KVM (no surprise) runs several times slower. Inside the VM there is no hardware virtualization, and so qemu-kvm has to fall back on TCG software emulation of everything.
One conclusion you might draw from this is that UML could be a better choice of backend if you want to use libguestfs inside a VM (eg. in the cloud). As always, you should measure your own workload.
The second test is of start-up times. If you want to use libguestfs to process a lot of disk images, this matters.
start-up (baremetal) — UML: 3.9 — KVM: 3.7
start-up (virtualized) — UML: 3.0 — KVM: 8-11
The start-up time of KVM virtualized was unstable, but appeared to be around 3 times slower than on baremetal. UML performs about the same in both cases.
A couple of conclusions that I take from this:
(1) Most of the time is now spent initializing the appliance, searching for LVM and RAID and so on. The choice of hypervisor makes no difference. This is never going to go away, even if libguestfs was rewritten to use (eg) containers, or if libguestfs linked directly to kernel code. It just takes this time for this kernel & userspace LVM/MD/filesystem code to initialize.
(2) The overhead of starting a KVM VM is not any different from starting a big Linux application. This is no surprise for people who have used KVM for a long time, but it’s counter-intuitive for most people who think that VMs “must” be heavyweight compared to ordinary processes.

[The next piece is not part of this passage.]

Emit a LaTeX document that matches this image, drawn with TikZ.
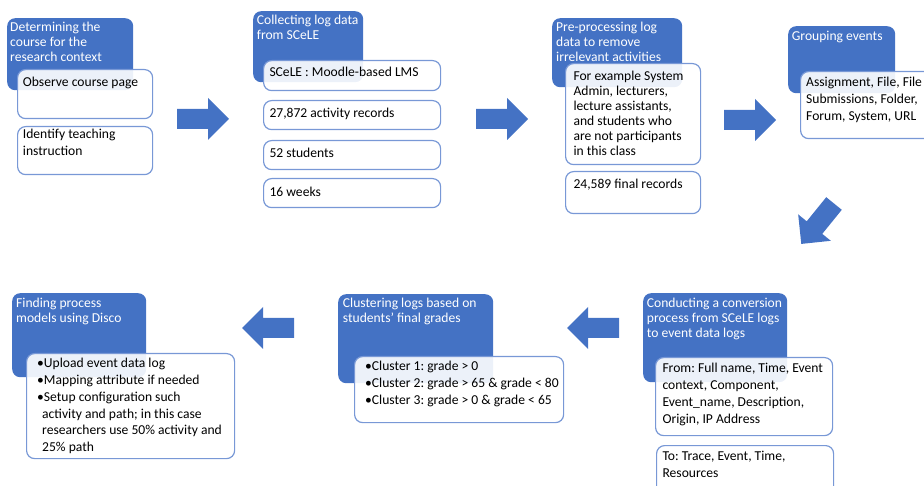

The third test is of uploading data from the host into a disk image. I created a 1 GB disk image containing an ext2 filesystem, and I timed how long it took to upload 500 MB of data to a file on this filesystem.
upload (baremetal) — UML: 147 — KVM: 16
upload (virtualized) — UML: 149 — KVM: 73
KVM is predictably much slower when no hardware virtualization is available, by a factor of about 4.5 times.
UML is overall far slower than KVM, but it is at least consistent.
In order to work out why UML is so much slower, I wanted to find out if it was because of the emulated serial port that we push the data through, or because writes to the disk are slow, so I carried out some extra tests:
upload-no-write (baremetal) — UML: 141 — KVM: 11
upload-no-write (virtualized) — UML: 140 — KVM: 20
write-no-upload (baremetal) — UML: 7 — KVM: 13
write-no-upload (virtualized) — UML: 9 — KVM: 25
My conclusion is that the UML emulated serial device is over 10 times slower than KVM’s virtio-serial. This is a problem, but at least it’s a well-defined problem the UML team can fix with an example (virtio-serial) that it’s possible to do much better.
Finally, notice that UML appears faster than KVM at writes.
In fact what’s happening is a difference in caching modes: For safety, libguestfs forces KVM to bypass the host disk cache. This ensures that modifications made to disk images remain consistent even if there is a sudden power failure.
The UML backend currently uses the host cache, so the writes weren’t hitting the disk before the test finished (this is in fact a bug in UML since libguestfs performs an fsync inside the appliance, which UML does not honour).
As always with benchmarks, the moral is to take everything with a pinch of salt and measure your workloads!